» Requirement: Copy out each line of the material in which the word "code" appears.

** start Information provided **

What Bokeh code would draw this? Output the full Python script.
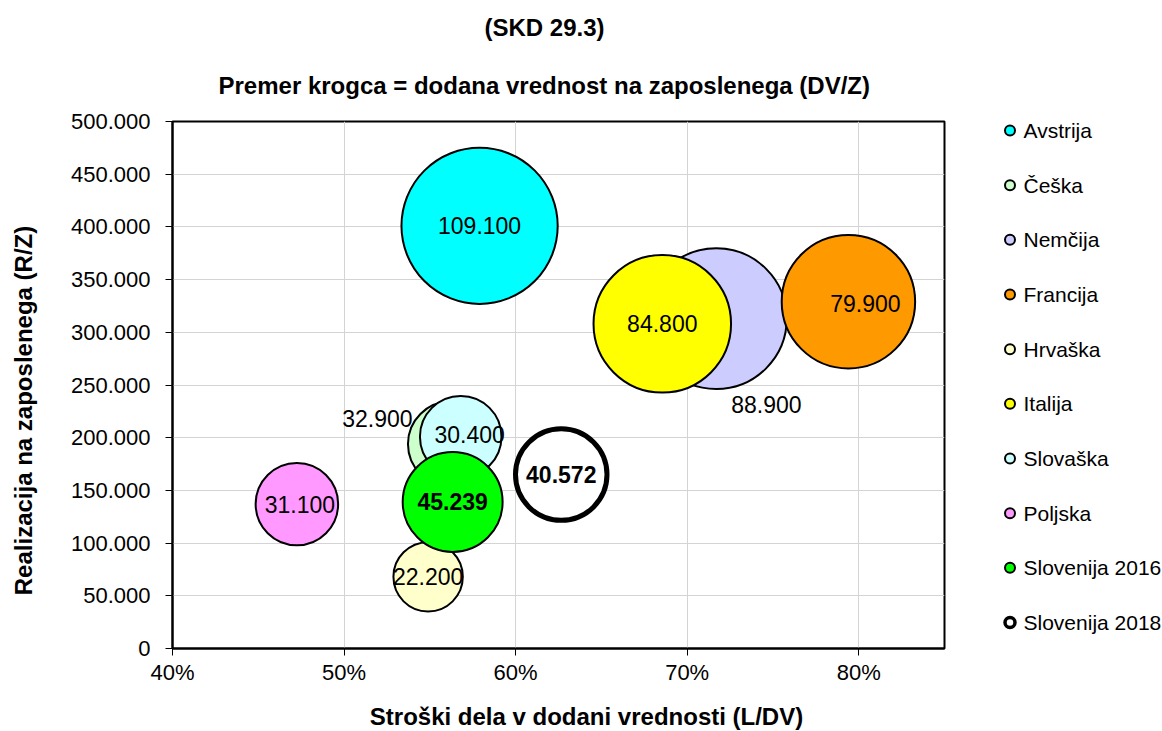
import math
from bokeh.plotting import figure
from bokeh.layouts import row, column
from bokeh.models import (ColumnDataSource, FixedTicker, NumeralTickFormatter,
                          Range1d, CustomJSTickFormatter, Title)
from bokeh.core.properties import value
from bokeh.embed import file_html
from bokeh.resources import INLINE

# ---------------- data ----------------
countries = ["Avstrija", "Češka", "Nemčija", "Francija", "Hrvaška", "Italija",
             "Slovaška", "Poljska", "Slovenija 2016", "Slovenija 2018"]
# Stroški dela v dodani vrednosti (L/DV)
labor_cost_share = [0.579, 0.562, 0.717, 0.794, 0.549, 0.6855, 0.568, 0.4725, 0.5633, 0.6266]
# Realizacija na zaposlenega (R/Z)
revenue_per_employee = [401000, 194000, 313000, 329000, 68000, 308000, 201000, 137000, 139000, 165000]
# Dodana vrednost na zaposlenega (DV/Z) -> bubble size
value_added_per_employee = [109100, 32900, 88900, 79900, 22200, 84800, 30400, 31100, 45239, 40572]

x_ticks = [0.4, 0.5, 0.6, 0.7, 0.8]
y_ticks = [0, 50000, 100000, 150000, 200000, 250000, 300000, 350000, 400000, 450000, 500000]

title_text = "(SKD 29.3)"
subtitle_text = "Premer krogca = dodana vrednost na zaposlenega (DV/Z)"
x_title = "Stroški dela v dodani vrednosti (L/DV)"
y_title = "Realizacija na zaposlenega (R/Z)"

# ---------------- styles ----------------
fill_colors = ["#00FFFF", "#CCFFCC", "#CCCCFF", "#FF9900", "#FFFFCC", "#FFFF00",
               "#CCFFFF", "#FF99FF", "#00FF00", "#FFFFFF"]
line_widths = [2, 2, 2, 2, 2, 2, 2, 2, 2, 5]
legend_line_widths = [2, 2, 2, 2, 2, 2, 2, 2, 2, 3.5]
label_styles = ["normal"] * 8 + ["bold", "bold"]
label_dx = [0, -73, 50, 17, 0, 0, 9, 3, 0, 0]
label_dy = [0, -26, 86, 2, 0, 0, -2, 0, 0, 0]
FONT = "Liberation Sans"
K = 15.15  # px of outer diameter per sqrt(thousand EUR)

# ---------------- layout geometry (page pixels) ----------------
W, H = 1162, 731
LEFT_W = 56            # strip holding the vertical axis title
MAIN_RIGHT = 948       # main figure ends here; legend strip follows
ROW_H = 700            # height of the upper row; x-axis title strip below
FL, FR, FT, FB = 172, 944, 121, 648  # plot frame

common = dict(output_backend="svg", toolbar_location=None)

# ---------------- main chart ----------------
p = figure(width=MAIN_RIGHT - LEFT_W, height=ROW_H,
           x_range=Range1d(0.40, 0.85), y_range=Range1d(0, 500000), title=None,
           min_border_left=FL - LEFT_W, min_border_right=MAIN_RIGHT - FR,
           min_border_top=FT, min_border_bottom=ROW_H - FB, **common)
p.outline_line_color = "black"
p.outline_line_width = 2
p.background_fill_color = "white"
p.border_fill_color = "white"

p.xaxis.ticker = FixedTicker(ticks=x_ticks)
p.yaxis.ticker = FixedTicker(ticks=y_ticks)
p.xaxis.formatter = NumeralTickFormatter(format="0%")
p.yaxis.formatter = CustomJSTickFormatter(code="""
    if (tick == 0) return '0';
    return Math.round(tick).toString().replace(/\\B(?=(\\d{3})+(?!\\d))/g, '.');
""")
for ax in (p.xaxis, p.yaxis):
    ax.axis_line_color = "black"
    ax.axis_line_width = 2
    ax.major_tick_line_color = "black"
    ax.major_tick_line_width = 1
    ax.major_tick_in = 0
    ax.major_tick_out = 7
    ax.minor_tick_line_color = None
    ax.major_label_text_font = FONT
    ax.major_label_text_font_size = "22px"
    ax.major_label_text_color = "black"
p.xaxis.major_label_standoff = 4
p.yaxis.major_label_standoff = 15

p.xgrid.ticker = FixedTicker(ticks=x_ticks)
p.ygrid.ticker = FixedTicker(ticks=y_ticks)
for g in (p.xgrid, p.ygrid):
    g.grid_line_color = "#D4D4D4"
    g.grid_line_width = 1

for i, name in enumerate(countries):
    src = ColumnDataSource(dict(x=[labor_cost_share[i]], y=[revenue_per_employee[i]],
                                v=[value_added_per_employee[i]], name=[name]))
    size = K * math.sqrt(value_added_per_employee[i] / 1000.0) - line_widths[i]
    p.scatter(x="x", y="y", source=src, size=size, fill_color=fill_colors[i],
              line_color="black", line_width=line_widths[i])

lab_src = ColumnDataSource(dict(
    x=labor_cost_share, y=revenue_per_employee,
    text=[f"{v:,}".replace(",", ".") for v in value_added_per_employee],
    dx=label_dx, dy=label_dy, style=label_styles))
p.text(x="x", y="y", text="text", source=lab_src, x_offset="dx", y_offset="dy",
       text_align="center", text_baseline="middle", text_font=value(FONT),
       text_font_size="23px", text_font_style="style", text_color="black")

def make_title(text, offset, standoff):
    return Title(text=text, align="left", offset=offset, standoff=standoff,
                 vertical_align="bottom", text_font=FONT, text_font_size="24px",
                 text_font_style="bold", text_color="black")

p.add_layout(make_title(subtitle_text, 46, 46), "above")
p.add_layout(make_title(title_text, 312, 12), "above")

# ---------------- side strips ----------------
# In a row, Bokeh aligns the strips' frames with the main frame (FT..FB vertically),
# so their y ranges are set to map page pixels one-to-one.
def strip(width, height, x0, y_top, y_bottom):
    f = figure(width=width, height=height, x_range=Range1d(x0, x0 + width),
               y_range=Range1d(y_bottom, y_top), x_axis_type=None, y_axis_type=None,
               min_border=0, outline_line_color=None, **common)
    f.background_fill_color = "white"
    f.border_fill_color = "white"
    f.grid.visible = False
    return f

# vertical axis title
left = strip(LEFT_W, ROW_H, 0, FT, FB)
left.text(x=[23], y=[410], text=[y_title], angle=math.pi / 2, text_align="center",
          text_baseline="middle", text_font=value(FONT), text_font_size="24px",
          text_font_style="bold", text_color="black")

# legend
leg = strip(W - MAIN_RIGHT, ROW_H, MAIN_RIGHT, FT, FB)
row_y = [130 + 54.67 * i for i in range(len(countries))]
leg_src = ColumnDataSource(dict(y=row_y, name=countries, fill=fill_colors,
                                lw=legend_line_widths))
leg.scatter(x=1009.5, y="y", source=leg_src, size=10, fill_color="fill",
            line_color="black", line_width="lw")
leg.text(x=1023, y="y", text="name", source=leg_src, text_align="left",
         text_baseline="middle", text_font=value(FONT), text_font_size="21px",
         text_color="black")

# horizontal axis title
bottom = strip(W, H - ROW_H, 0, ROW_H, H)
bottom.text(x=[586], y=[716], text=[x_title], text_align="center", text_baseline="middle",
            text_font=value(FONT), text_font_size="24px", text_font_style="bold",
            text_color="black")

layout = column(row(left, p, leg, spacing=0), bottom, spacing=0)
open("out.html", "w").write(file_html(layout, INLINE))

** end Information provided **

» Answer:
What Bokeh code would draw this? Output the full Python script.
p.yaxis.formatter = CustomJSTickFormatter(code="""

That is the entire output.